SUMMITVILLE – The massive scar gouged into the side of a mountain on the western rim of the San Luis Valley is an environmental disaster that will cost Colorado taxpayers $2 million a year indefinitely.
In the 1980s, a subsidiary of Galactic Resources Ltd., Summitville Consolidated Mining Company, Inc. established a massive open-pit gold mine. Cyanide used to extract gold and silver from ore began spilling into the watershed of the Alamosa River in the early 1990s. Mine wastewater also spread heavy metals into the watershed, said officials at Summitville.
Facing a cease and desist order from the state government, Galactic Resources declared bankruptcy in the spring of 1992. Within two weeks and emergency response unit form the Environmental Protection Agency arrived.
Two decades later, sitting at 11,500 feet, an $18 million one-of-a-kind wastewater treatment plant is all that stops an unchecked flow of heavy metals and acidic runoff from entering the watershed, Mark Rudolph said during a recent Colorado College tour.
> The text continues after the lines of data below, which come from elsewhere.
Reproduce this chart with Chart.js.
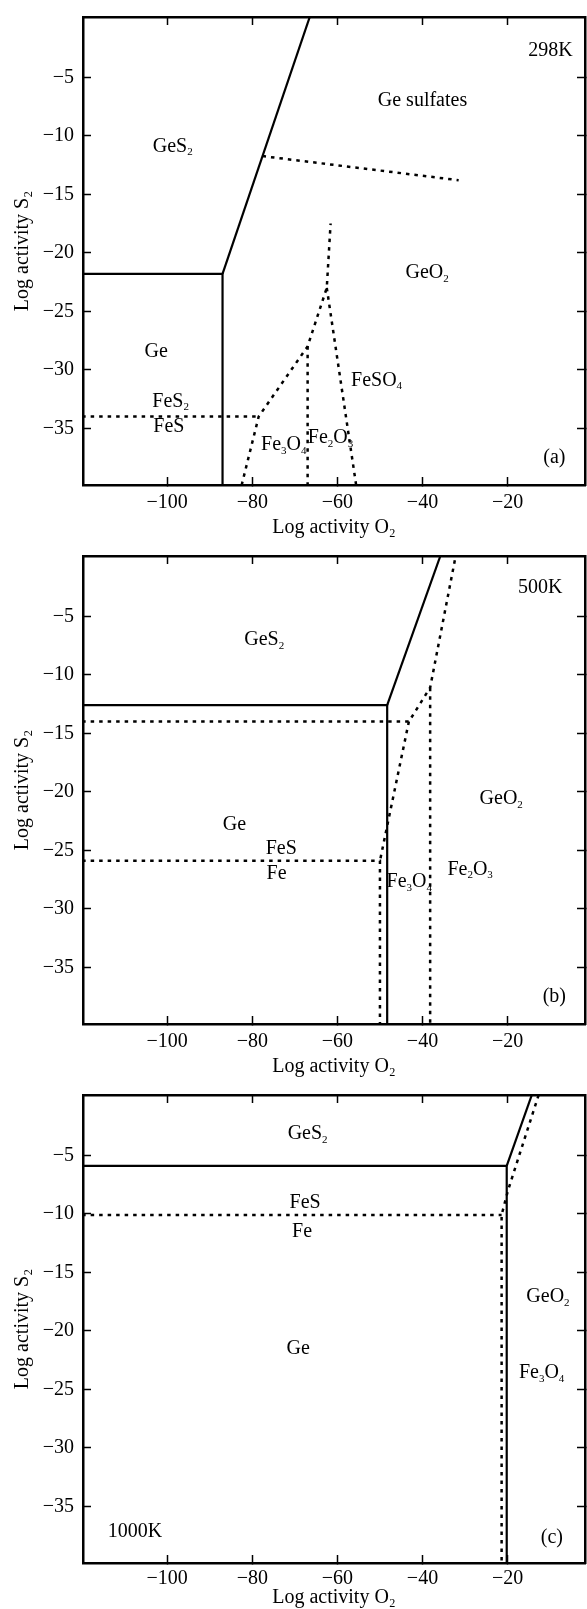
<!DOCTYPE html>
<html>
<head>
<meta charset="utf-8">
<script src="https://cdn.jsdelivr.net/npm/chart.js@4.4.1/dist/chart.umd.min.js"></script>
<style>
  html, body { margin: 0; padding: 0; background: #fff; }
  #wrap { position: relative; width: 587px; height: 1609px; }
  canvas { position: absolute; left: 0; }
</style>
</head>
<body>
<div id="wrap">
  <canvas id="c298" width="587" height="539" style="top:0"></canvas>
  <canvas id="c500" width="587" height="539" style="top:539px"></canvas>
  <canvas id="c1000" width="587" height="531" style="top:1078px"></canvas>
</div>
<script>
// axis ranges and ticks (log activity)
const X_MIN = -119.8, X_MAX = -1.8;
const Y_MIN = -39.85, Y_MAX = 0.15;
const xTicks = [-100, -80, -60, -40, -20];
const yTicks = [-5, -10, -15, -20, -25, -30, -35];

// (a) 298K  -- [log aO2, log aS2]
const a_geSolid = [[-120, -21.8], [-87, -21.8], [-87, -40]];
const a_geSlant = [[-87, -21.8], [-66.5, 0.15]];
const a_sulfate = [[-77.6, -11.74], [-31.5, -13.8]];
const a_feS2FeS = [[-120, -34], [-78.5, -34]];
const a_feLeft = [[-82.5, -39.85], [-78.5, -34], [-67, -28], [-62.5, -23], [-61.6, -17.5]];
const a_feMid = [[-67, -28], [-67, -40]];
const a_feRight = [[-62.5, -23], [-55.6, -39.85]];
const a_labels = [
  ['298K', -9.9, -2.7], ['Ge sulfates', -40, -7], ['GeS_2', -98.7, -10.9],
  ['GeO_2', -38.9, -21.7], ['Ge', -102.6, -28.5], ['FeS_2', -99.2, -32.7],
  ['FeS', -99.6, -34.9], ['FeSO_4', -50.8, -30.9], ['Fe_3O_4', -72.6, -36.4],
  ['Fe_2O_3', -61.6, -35.8], ['(a)', -9, -37.55]
];

// (b) 500K
const b_geSolid = [[-120, -12.6], [-48.3, -12.6], [-48.3, -40]];
const b_geSlant = [[-48.3, -12.6], [-35.8, 0.15]];
const b_feUpper = [[-120, -14], [-43.2, -14], [-38.2, -11.1], [-32.2, 0.15]];
const b_feHem = [[-38.2, -11.1], [-38.2, -40]];
const b_feMag = [[-43.2, -14], [-50, -25.9]];
const b_feLower = [[-120, -25.9], [-50, -25.9], [-50, -40]];
const b_labels = [
  ['500K', -12.3, -2.6], ['GeS_2', -77.2, -7], ['GeO_2', -21.5, -20.6],
  ['Ge', -84.2, -22.8], ['FeS', -73.2, -24.9], ['Fe', -74.3, -27.05],
  ['Fe_3O_4', -43.1, -27.7], ['Fe_2O_3', -28.8, -26.65], ['(b)', -9, -37.5]
];

// (c) 1000K
const c_geSolid = [[-120, -5.9], [-20.2, -5.9], [-20.2, -40]];
const c_geSlant = [[-20.2, -5.9], [-14.3, 0.15]];
const c_feRight = [[-12.7, 0.15], [-19.9, -8], [-21.4, -10.1], [-21.4, -40]];
const c_feS = [[-120, -10.1], [-21.4, -10.1]];
const c_labels = [
  ['GeS_2', -67, -3.2], ['FeS', -67.6, -9.1], ['Fe', -68.3, -11.5],
  ['Ge', -69.2, -21.5], ['GeO_2', -10.5, -17.1], ['Fe_3O_4', -12, -23.6],
  ['1000K', -107.6, -37.2], ['(c)', -9.6, -37.7]
];

const serif = '"Liberation Serif", "Times New Roman", serif';

function pts(arr) {
  return arr.map(([x, y]) => ({x, y}));
}
function solid(arr) {
  return {data: pts(arr), borderColor: '#000', borderWidth: 2.2, showLine: true, pointRadius: 0, fill: false};
}
function dashed(arr) {
  return Object.assign(solid(arr), {borderWidth: 2.5, borderDash: [3.5, 5]});
}

// region names, "_n" -> subscript digit
const regionText = {
  id: 'regionText',
  afterDatasetsDraw(chart, args, opts) {
    const ctx = chart.ctx;
    const xs = chart.scales.x, ys = chart.scales.y;
    ctx.save();
    ctx.fillStyle = '#000';
    ctx.textBaseline = 'middle';
    ctx.textAlign = 'left';
    opts.items.forEach(([txt, vx, vy]) => {
      const parts = txt.split(/(_\d)/).filter(p => p !== '');
      let w = 0;
      parts.forEach(p => {
        ctx.font = p[0] === '_' ? '11px ' + serif : '20px ' + serif;
        w += ctx.measureText(p[0] === '_' ? p.slice(1) : p).width;
      });
      let px = xs.getPixelForValue(vx) - w / 2;
      const py = ys.getPixelForValue(vy);
      parts.forEach(p => {
        if (p[0] === '_') {
          ctx.font = '11px ' + serif;
          ctx.fillText(p.slice(1), px, py + 6);
          px += ctx.measureText(p.slice(1)).width;
        } else {
          ctx.font = '20px ' + serif;
          ctx.fillText(p, px, py);
          px += ctx.measureText(p).width;
        }
      });
    });
    ctx.restore();
  }
};

const gridOpt = {drawOnChartArea: false, drawTicks: true, tickLength: -8, tickWidth: 1.5, color: '#000'};
const borderOpt = {display: true, width: 2.5, color: '#000'};
const minus = v => String(v).replace('-', '\u2212');

// fixed box sizes so the plot frame sits where the figure has it
function fixBox(prop, size) {
  return s => {
    s[prop] = size;
    s.paddingTop = 0; s.paddingBottom = 0; s.paddingLeft = 0; s.paddingRight = 0;
  };
}

function makeScales(bottomH, tickPad) {
  return {
    x: {
      type: 'linear', axis: 'x', position: 'bottom', min: X_MIN, max: X_MAX,
      afterBuildTicks: s => { s.ticks = xTicks.map(v => ({value: v})); },
      afterFit: fixBox('height', bottomH),
      grid: gridOpt, border: borderOpt,
      ticks: {color: '#000', font: {family: serif, size: 20}, padding: tickPad, maxRotation: 0, autoSkip: false, callback: minus},
      title: {display: true, text: 'Log activity O₂', color: '#000', font: {family: serif, size: 20, lineHeight: 1}, padding: {top: 0, bottom: 1}}
    },
    x2: {
      type: 'linear', axis: 'x', position: 'top', min: X_MIN, max: X_MAX,
      afterBuildTicks: s => { s.ticks = xTicks.map(v => ({value: v})); },
      afterFit: fixBox('height', 17),
      grid: gridOpt, border: borderOpt, ticks: {display: false}
    },
    y: {
      type: 'linear', axis: 'y', position: 'left', min: Y_MIN, max: Y_MAX,
      afterBuildTicks: s => { s.ticks = yTicks.map(v => ({value: v})); },
      afterFit: fixBox('width', 83),
      grid: gridOpt, border: borderOpt,
      ticks: {color: '#000', font: {family: serif, size: 20}, padding: 17, autoSkip: false, callback: minus},
      title: {display: true, text: 'Log activity S₂', color: '#000', font: {family: serif, size: 20, lineHeight: 1}, padding: {top: 13, bottom: 0}}
    },
    y2: {
      type: 'linear', axis: 'y', position: 'right', min: Y_MIN, max: Y_MAX,
      afterBuildTicks: s => { s.ticks = yTicks.map(v => ({value: v})); },
      afterFit: fixBox('width', 2),
      grid: gridOpt, border: borderOpt, ticks: {display: false}
    }
  };
}

function makePanel(id, datasets, labels, bottomH, tickPad) {
  return new Chart(document.getElementById(id), {
    type: 'scatter',
    data: {datasets: datasets},
    options: {
      responsive: false,
      animation: false,
      layout: {padding: 0},
      scales: makeScales(bottomH, tickPad),
      plugins: {legend: {display: false}, tooltip: {enabled: false}, regionText: {items: labels}}
    },
    plugins: [regionText]
  });
}

makePanel('c298', [
  solid(a_geSolid), solid(a_geSlant), dashed(a_sulfate), dashed(a_feS2FeS),
  dashed(a_feLeft), dashed(a_feMid), dashed(a_feRight)
], a_labels, 54, 14);

makePanel('c500', [
  solid(b_geSolid), solid(b_geSlant), dashed(b_feUpper), dashed(b_feHem),
  dashed(b_feMag), dashed(b_feLower)
], b_labels, 54, 13.5);

makePanel('c1000', [
  solid(c_geSolid), solid(c_geSlant), dashed(c_feRight), dashed(c_feS)
], c_labels, 46, 11.3);
</script>
</body>
</html>
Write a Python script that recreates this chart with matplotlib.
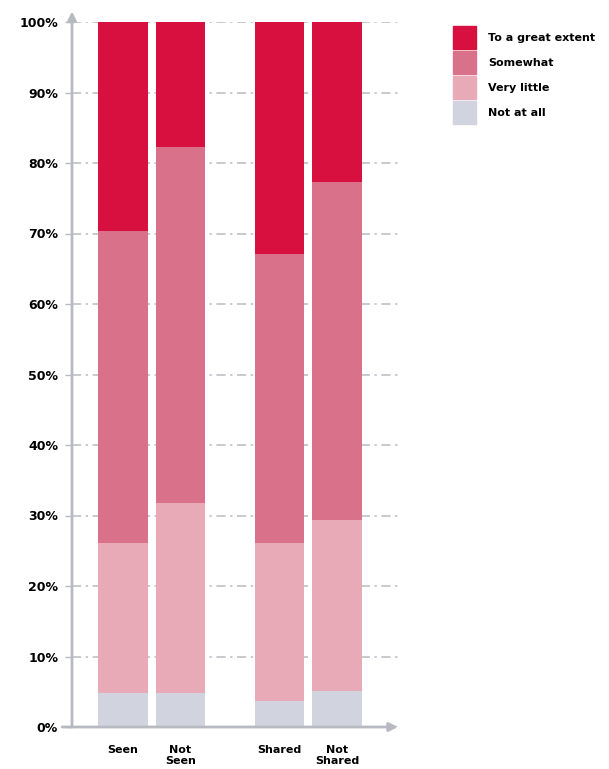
import numpy as np
import matplotlib.pyplot as plt
from matplotlib.patches import Patch

plt.rcParams['font.family'] = ['DejaVu Sans']

# Share of respondents per group (%)
groups = ['Seen', 'Not\nSeen', 'Shared', 'Not\nShared']
not_at_all = [4.8, 4.8, 3.7, 5.1]
very_little = [21.3, 27.0, 22.4, 24.3]
somewhat = [44.3, 50.5, 41.0, 47.9]
great_extent = [29.6, 17.7, 32.9, 22.7]

series = [not_at_all, very_little, somewhat, great_extent]
names = ['Not at all', 'Very little', 'Somewhat', 'To a great extent']
colors = ['#d1d3de', '#e9aab8', '#d9718a', '#d7103f']

xpos = np.array([0, 1, 2.72, 3.72])

fig = plt.figure(figsize=(6.09, 7.69), dpi=100)
ax = fig.add_axes([72 / 609, 42 / 769, 326 / 609, 705 / 769])

bottom = np.zeros(len(groups))
for vals, c, n in zip(series, colors, names):
    ax.bar(xpos, vals, width=0.86, bottom=bottom, color=c, label=n, zorder=2)
    bottom += np.array(vals)

ax.set_xlim(-0.887, 4.78)
ax.set_ylim(0, 100)

ax.set_yticks(np.arange(0, 101, 10))
ax.set_yticklabels([f'{v}%' for v in range(0, 101, 10)], fontsize=9, fontweight='bold')
ax.tick_params(axis='y', length=5, width=1, color='#b8bac2', pad=5)
ax.set_xticks(xpos)
ax.set_xticklabels(groups, fontsize=8, fontweight='bold', linespacing=1.1, va='top')
ax.tick_params(axis='x', length=0, pad=13)

ax.yaxis.grid(True, color='#b8bac2', linestyle=(0, (6, 3, 1.5, 3)), linewidth=1.1, zorder=0)
for s in ax.spines.values():
    s.set_visible(False)

# axis lines with arrow heads
arrow = dict(arrowstyle='-|>', color='#b8bac2', lw=2, mutation_scale=13, shrinkA=0, shrinkB=0)
ax.annotate('', xy=(0, 1.015), xytext=(0, 0), xycoords='axes fraction',
            arrowprops=arrow, annotation_clip=False)
ax.annotate('', xy=(1.0, 0), xytext=(-0.03, 0), xycoords='axes fraction',
            arrowprops=arrow, annotation_clip=False)

handles = [Patch(color=c) for c in colors[::-1]]
fig.legend(handles, names[::-1], loc='upper left', bbox_to_anchor=(443 / 609, 1 - 16 / 769),
           frameon=False, handlelength=2.07, handleheight=2.8, labelspacing=0.18,
           handletextpad=1.1, prop=dict(size=8, weight='bold'))

fig.savefig('out.png', dpi=100)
Rudolph works for the Colorado Department of Public Health and Environment and oversees the Summitville Mine Superfund site.
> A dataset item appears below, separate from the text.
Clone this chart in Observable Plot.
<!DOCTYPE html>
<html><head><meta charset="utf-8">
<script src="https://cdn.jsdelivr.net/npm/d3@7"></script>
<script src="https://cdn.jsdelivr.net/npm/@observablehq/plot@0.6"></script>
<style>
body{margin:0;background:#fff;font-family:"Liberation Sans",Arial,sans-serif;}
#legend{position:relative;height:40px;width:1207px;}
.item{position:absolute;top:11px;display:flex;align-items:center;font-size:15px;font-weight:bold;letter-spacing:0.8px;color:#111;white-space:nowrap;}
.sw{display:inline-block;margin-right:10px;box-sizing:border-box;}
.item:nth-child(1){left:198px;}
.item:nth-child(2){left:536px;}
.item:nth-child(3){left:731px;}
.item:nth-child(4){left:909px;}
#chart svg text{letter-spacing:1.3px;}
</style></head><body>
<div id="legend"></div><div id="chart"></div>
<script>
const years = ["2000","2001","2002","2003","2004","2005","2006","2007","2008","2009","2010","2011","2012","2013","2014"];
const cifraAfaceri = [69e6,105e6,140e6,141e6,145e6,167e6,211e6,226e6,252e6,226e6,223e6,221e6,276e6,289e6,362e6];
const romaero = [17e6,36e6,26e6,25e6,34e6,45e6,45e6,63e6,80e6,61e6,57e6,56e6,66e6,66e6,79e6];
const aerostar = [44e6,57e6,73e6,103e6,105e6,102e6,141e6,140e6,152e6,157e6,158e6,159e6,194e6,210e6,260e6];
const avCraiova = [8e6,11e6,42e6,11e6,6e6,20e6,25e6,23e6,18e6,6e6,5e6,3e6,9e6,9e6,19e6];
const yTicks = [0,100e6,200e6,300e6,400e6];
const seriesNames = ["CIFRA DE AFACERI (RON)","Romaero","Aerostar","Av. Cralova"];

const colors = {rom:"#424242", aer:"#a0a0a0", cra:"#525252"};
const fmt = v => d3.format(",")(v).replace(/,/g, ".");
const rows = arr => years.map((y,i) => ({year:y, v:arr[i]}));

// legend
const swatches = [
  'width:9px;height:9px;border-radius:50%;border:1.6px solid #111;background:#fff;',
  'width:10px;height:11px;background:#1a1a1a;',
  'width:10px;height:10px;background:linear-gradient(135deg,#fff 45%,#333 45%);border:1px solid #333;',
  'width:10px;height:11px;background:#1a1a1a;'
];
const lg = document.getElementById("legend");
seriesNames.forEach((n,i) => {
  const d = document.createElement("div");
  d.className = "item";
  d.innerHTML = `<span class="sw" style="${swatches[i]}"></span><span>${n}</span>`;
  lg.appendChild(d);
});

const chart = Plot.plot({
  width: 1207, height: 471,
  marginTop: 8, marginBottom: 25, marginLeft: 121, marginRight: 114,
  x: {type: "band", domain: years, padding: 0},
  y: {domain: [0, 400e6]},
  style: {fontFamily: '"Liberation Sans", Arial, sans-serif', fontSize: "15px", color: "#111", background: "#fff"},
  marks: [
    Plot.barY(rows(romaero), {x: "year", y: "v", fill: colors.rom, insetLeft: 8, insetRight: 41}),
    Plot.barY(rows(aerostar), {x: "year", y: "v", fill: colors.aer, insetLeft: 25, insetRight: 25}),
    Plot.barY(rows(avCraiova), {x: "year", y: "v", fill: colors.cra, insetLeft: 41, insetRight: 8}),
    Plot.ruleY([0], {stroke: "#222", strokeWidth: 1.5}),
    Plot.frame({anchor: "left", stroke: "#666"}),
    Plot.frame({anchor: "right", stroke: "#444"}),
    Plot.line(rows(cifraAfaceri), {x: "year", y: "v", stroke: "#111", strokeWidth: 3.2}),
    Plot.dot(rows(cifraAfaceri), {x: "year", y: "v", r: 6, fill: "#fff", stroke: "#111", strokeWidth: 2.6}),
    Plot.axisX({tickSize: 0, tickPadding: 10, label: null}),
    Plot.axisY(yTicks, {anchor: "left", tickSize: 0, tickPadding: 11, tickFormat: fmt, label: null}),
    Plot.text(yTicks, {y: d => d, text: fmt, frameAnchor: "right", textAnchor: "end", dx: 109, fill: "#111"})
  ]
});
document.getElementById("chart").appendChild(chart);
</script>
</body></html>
“We’re obligated to maintain what the remedy is, so that’s treating acid mine drainage and water conveyances across the site,” Rudolph said.
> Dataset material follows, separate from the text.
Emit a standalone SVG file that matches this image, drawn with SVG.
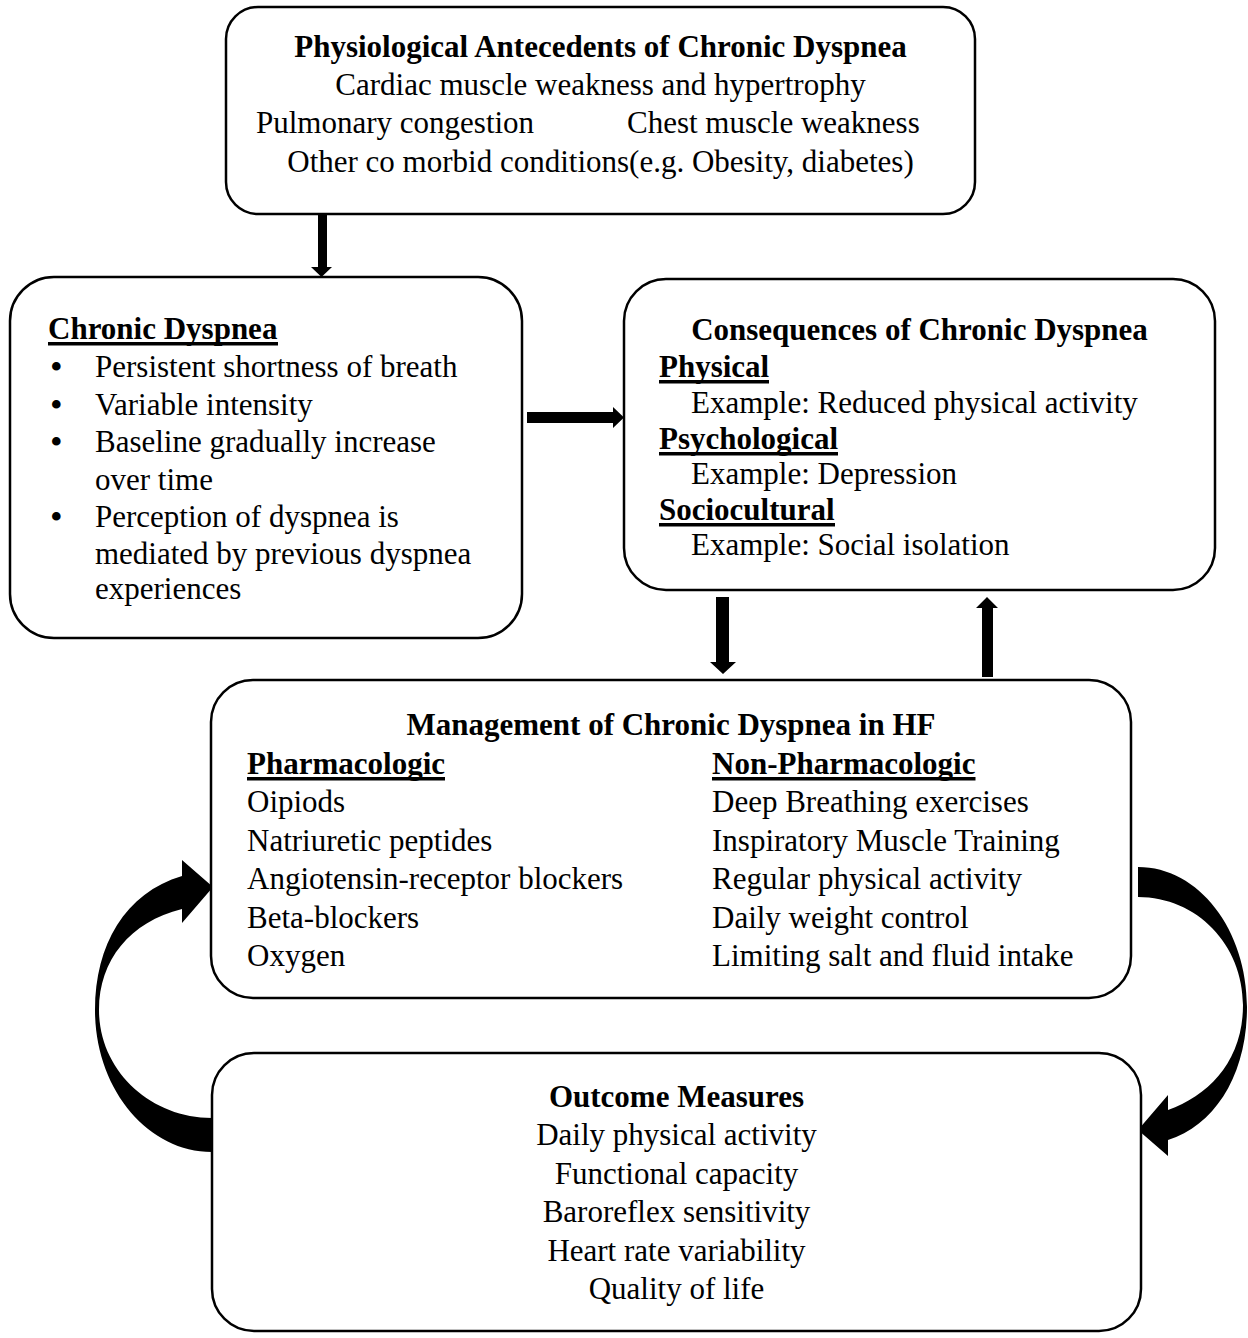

Water pumped into the plant is acidic. Lime neutralizes that wastewater. Then presses and filters remove heavy metals from sludge. The remaining slurry of metals and sediment can then be buried on site.
All this comes at a cost. Beyond the $300 million spent initially, Colorado taxpayers must pay $2 million a year to continue water-cleaning operations.
“We’re hoping that… we’re going to find a new technology,” said Rudolph, who also oversees the Gold King Mine cleanup for the state. He would like to see a more cost-effective method put in place, but when pushed he said that there is nothing he knows of that could replace the current technology. Popular cost-effective methods like permeable reactive barriers won’t work at Summitville because of the high volume of drainage water, said Rudolph.
Workers at the wastewater plant aren’t the only people who are in the Summitville area.
On the hill the across from the Superfund site, a construction crew lowers a pit toilet into place. The historical and recreational tourism reentering the area means more and more people visiting the mine site and the surrounding alpine tundra.
“Superfund doesn’t want to preclude future uses of properties. They like to see properties developed” Rudolph said.
There’s potential for a skiing operation using existing infrastructure, Rudolph said. He also sees the potential for education. “It would be a great place for a geology camp,” he said.
But the site still exists as a burden on the local and state government as a toxic legacy of mining by a corporation that went bankrupt.
For workers at Summitville dealing with the mess left behind is a is a big job, Rudolph said.
“Is $300 million enough, with an ongoing $2 million a year forever? At what extent is clean, clean?”